Heh, i'm so stupid. Of course it has :D
i was wandering about a continious solution when M = M(t), a = const
In 3-d case it is OK, i can find a perpendicular to the plane (a,Ma) and choose S as the rotation of space around this perpendicular. In further dimensions I'm stocked
So S is the unknown? You might as well just forget M and make it b=Sa, in which case of course there's an S: O(n) acts transitively on the sphere S^(n-1).
And the construction in higher dimensions works just the same, you just have higher degrees of freedom in your choice of S.
yes, now I have to specify a continuous solution S(t) of b(t) = S(t)a. In 3d it is easy, but I don't know what to do in further dimensions. Is there some similar result to the Euler's theorem? I
If you choose a chain of $S(t_i)$'s that take you from $b(t_0)$ to $b(t_1)$ to ... to $b(t_n)$, where the $t_i$ partition some interval (u,v) more and more finely (uniformly blah blah), then the $S(t_i)$'s should approach some curve in O(n), right?

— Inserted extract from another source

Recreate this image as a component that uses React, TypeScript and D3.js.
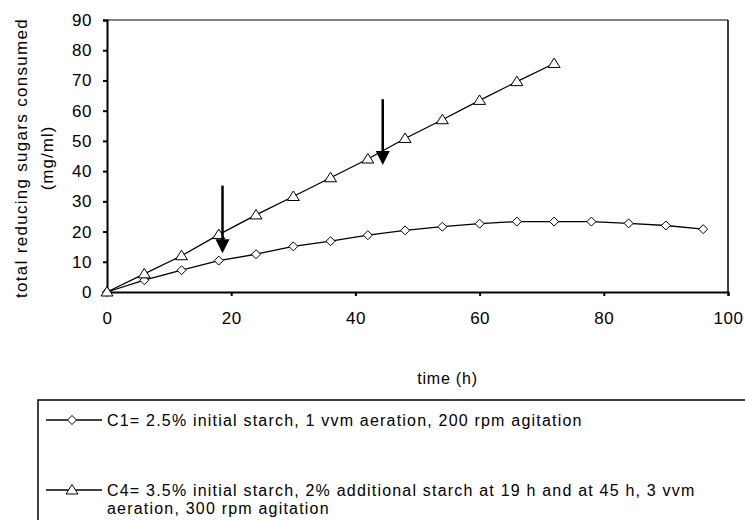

I'm not sure I understand the question: but if you intersect the plane spanned by (a,Ma) you get a circle (well, assuming that a and Ma are not antipodal). On this circle it is easy to write down a continuous solution, then take an orthogonal complement of that plane and fix that complement.a
The question is, let a be a fixed vector and let b(t) trace out a continuous path on the sphere. find a continuous function S(t) in the orthogonal group such that b(t)=S(t)a.
If you have the following definition of a subring: "A subset $S$ of a ring $A$ is a *subring* of $A$ if $S$ is closed under addition and multiplication and contains the identity element of $A$." According to Wikipedia, a subring is supposed to contain $0$ (implied by definition of a subring)
Take $A = \mathbb{Z}$ and $S$ the subset containing $1$ (the identity). Now how on earth will this contain $0$? Is Atiyah not requiring a subring to contain $0$ or what?
Because if not I think this is a typo. Unless we completely redefine subring to not actually be a ring itself because it won't contain the additive neutral element.
Matt: That's what I take it to mean. It might be the case Atiyah has a stronger idea of what closure is than what I've seen everywhere, one that includes inverses (or he just forgot to state the latter). Either that or his definition of subring is so loose it allows for multiplicative monoids.
Hmm. Moral from Matt's question: Ever be alert. I had gone through this chapter and thought these were stupid definitions that I knew, In fact I was trying to argue in favour of Atiyah. How sick of me.
@Skullpatrol In my browser (Firefox on Mac) that animation looks funny since the browser uses a steady framerate. The animation actually has a variable framerate to make the animation look more natural.
As of 14:20 UTC, MathJax.org is down, hence all MathJax requests fail.